==== DATA PROVIDED

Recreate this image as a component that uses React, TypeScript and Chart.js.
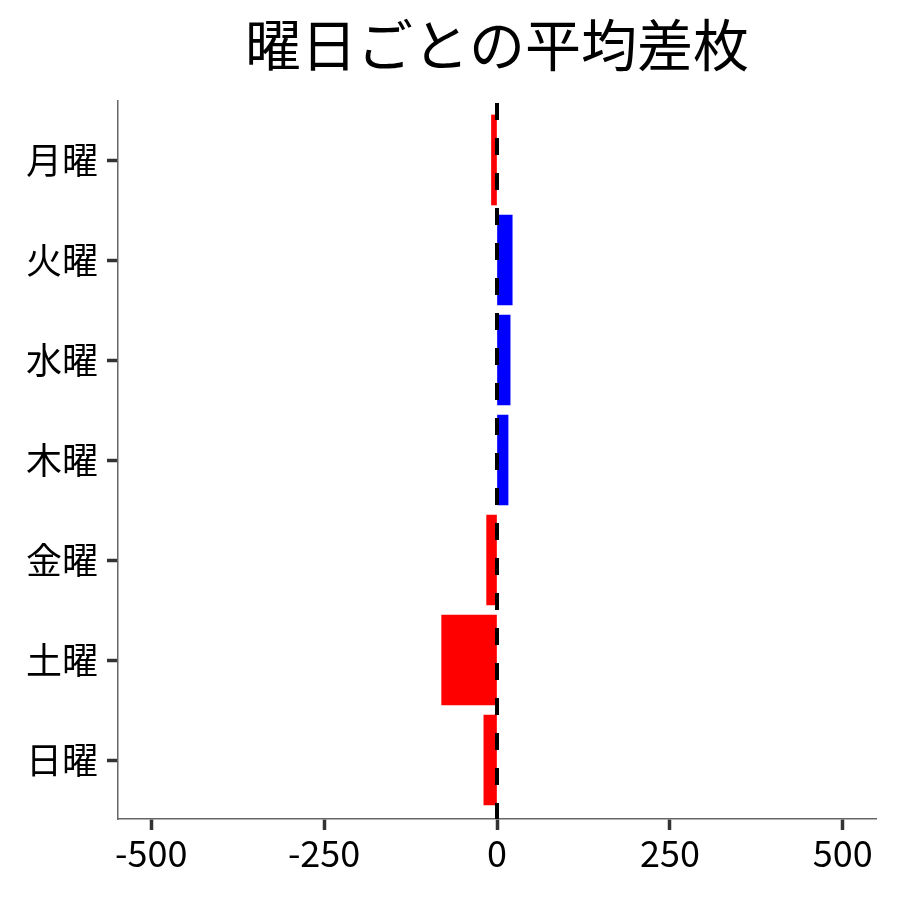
import { useEffect, useRef } from "react"
import { Chart, registerables } from "chart.js"

Chart.register(...registerables)

// Data
const days = ["月曜", "火曜", "水曜", "木曜", "金曜", "土曜", "日曜"]
const avgDiff = [-8, 22, 19, 16, -15, -80, -19]
const xTicks = [-500, -250, 0, 250, 500]
const titleText = "曜日ごとの平均差枚"

const FONT = "'Noto Sans CJK JP', 'Noto Sans', sans-serif"

// dashed zero line drawn on top of the bars
const zeroLine = {
  id: "zeroLine",
  afterDatasetsDraw(chart: any) {
    const { ctx, chartArea, scales } = chart
    const x = scales.x.getPixelForValue(0)
    ctx.save()
    ctx.strokeStyle = "#000"
    ctx.lineWidth = 4
    ctx.setLineDash([17, 18])
    ctx.lineDashOffset = -6
    ctx.beginPath()
    ctx.moveTo(x, chartArea.top - 4)
    ctx.lineTo(x, chartArea.bottom)
    ctx.stroke()
    ctx.restore()
  },
}

// title centred over the plot area rather than the canvas
const plotTitle = {
  id: "plotTitle",
  afterDraw(chart: any) {
    const { ctx, chartArea } = chart
    ctx.save()
    ctx.fillStyle = "#000"
    ctx.font = `56px ${FONT}`
    ctx.textAlign = "center"
    ctx.textBaseline = "middle"
    ctx.fillText(titleText, (chartArea.left + chartArea.right) / 2, 45)
    ctx.restore()
  },
}

export default function App() {
  const chartRef = useRef<HTMLCanvasElement>(null)
  const chartInstance = useRef<Chart | null>(null)

  useEffect(() => {
    document.body.style.margin = "0"
    if (!chartRef.current) return
    if (chartInstance.current) chartInstance.current.destroy()

    const ctx = chartRef.current.getContext("2d")
    if (!ctx) return

    chartInstance.current = new Chart(ctx, {
      type: "bar",
      data: {
        datasets: [
          {
            data: avgDiff.map((v, i) => ({ x: v, y: i })),
            backgroundColor: avgDiff.map((v) => (v < 0 ? "#ff0000" : "#0000ff")),
            borderWidth: 0,
            barThickness: 90,
          },
        ],
      },
      options: {
        indexAxis: "y",
        responsive: false,
        animation: false,
        layout: { padding: { left: 0, right: 24, top: 101, bottom: 0 } },
        plugins: {
          legend: { display: false },
          tooltip: { enabled: false },
          title: { display: false },
        },
        scales: {
          x: {
            type: "linear",
            min: -548,
            max: 548,
            afterBuildTicks: (scale: any) => {
              scale.ticks = xTicks.map((v) => ({ value: v }))
            },
            afterFit: (scale: any) => {
              scale.height = 81
            },
            grid: {
              drawOnChartArea: false,
              drawTicks: true,
              tickLength: 11,
              tickColor: "#333",
              tickWidth: 3.5,
            },
            border: { color: "#666", width: 1.5 },
            ticks: {
              color: "#000",
              padding: 2,
              font: { family: FONT, size: 36 },
              callback: (v: any) => String(v),
            },
          },
          y: {
            type: "linear",
            reverse: true,
            offset: false,
            min: -0.59,
            max: 6.59,
            afterBuildTicks: (scale: any) => {
              scale.ticks = days.map((_, i) => ({ value: i }))
            },
            afterFit: (scale: any) => {
              scale.width = 118
            },
            grid: {
              offset: false,
              drawOnChartArea: false,
              drawTicks: true,
              tickLength: 11,
              tickColor: "#333",
              tickWidth: 3.5,
            },
            border: { color: "#666", width: 1.5 },
            ticks: {
              color: "#000",
              padding: 9,
              font: { family: FONT, size: 36 },
              callback: (v: any) => days[v] ?? "",
            },
          },
        },
      },
      plugins: [zeroLine, plotTitle],
    } as any)

    return () => {
      if (chartInstance.current) {
        chartInstance.current.destroy()
        chartInstance.current = null
      }
    }
  }, [])

  return (
    <div style={{ width: 900, height: 900, background: "#fff" }}>
      <canvas ref={chartRef} width={900} height={900} />
    </div>
  )
}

========

▶ _SHORT EXERCISE_
Go through the listing above and quote it exactly, apart from its images.

▶ _WRITTEN RESPONSE_
Recreate this image as a component that uses React, TypeScript and Chart.js.
import { useEffect, useRef } from "react"
import { Chart, registerables } from "chart.js"

Chart.register(...registerables)

// Data
const days = ["月曜", "火曜", "水曜", "木曜", "金曜", "土曜", "日曜"]
const avgDiff = [-8, 22, 19, 16, -15, -80, -19]
const xTicks = [-500, -250, 0, 250, 500]
const titleText = "曜日ごとの平均差枚"

const FONT = "'Noto Sans CJK JP', 'Noto Sans', sans-serif"

// dashed zero line drawn on top of the bars
const zeroLine = {
  id: "zeroLine",
  afterDatasetsDraw(chart: any) {
    const { ctx, chartArea, scales } = chart
    const x = scales.x.getPixelForValue(0)
    ctx.save()
    ctx.strokeStyle = "#000"
    ctx.lineWidth = 4
    ctx.setLineDash([17, 18])
    ctx.lineDashOffset = -6
    ctx.beginPath()
    ctx.moveTo(x, chartArea.top - 4)
    ctx.lineTo(x, chartArea.bottom)
    ctx.stroke()
    ctx.restore()
  },
}

// title centred over the plot area rather than the canvas
const plotTitle = {
  id: "plotTitle",
  afterDraw(chart: any) {
    const { ctx, chartArea } = chart
    ctx.save()
    ctx.fillStyle = "#000"
    ctx.font = `56px ${FONT}`
    ctx.textAlign = "center"
    ctx.textBaseline = "middle"
    ctx.fillText(titleText, (chartArea.left + chartArea.right) / 2, 45)
    ctx.restore()
  },
}

export default function App() {
  const chartRef = useRef<HTMLCanvasElement>(null)
  const chartInstance = useRef<Chart | null>(null)

  useEffect(() => {
    document.body.style.margin = "0"
    if (!chartRef.current) return
    if (chartInstance.current) chartInstance.current.destroy()

    const ctx = chartRef.current.getContext("2d")
    if (!ctx) return

    chartInstance.current = new Chart(ctx, {
      type: "bar",
      data: {
        datasets: [
          {
            data: avgDiff.map((v, i) => ({ x: v, y: i })),
            backgroundColor: avgDiff.map((v) => (v < 0 ? "#ff0000" : "#0000ff")),
            borderWidth: 0,
            barThickness: 90,
          },
        ],
      },
      options: {
        indexAxis: "y",
        responsive: false,
        animation: false,
        layout: { padding: { left: 0, right: 24, top: 101, bottom: 0 } },
        plugins: {
          legend: { display: false },
          tooltip: { enabled: false },
          title: { display: false },
        },
        scales: {
          x: {
            type: "linear",
            min: -548,
            max: 548,
            afterBuildTicks: (scale: any) => {
              scale.ticks = xTicks.map((v) => ({ value: v }))
            },
            afterFit: (scale: any) => {
              scale.height = 81
            },
            grid: {
              drawOnChartArea: false,
              drawTicks: true,
              tickLength: 11,
              tickColor: "#333",
              tickWidth: 3.5,
            },
            border: { color: "#666", width: 1.5 },
            ticks: {
              color: "#000",
              padding: 2,
              font: { family: FONT, size: 36 },
              callback: (v: any) => String(v),
            },
          },
          y: {
            type: "linear",
            reverse: true,
            offset: false,
            min: -0.59,
            max: 6.59,
            afterBuildTicks: (scale: any) => {
              scale.ticks = days.map((_, i) => ({ value: i }))
            },
            afterFit: (scale: any) => {
              scale.width = 118
            },
            grid: {
              offset: false,
              drawOnChartArea: false,
              drawTicks: true,
              tickLength: 11,
              tickColor: "#333",
              tickWidth: 3.5,
            },
            border: { color: "#666", width: 1.5 },
            ticks: {
              color: "#000",
              padding: 9,
              font: { family: FONT, size: 36 },
              callback: (v: any) => days[v] ?? "",
            },
          },
        },
      },
      plugins: [zeroLine, plotTitle],
    } as any)

    return () => {
      if (chartInstance.current) {
        chartInstance.current.destroy()
        chartInstance.current = null
      }
    }
  }, [])

  return (
    <div style={{ width: 900, height: 900, background: "#fff" }}>
      <canvas ref={chartRef} width={900} height={900} />
    </div>
  )
}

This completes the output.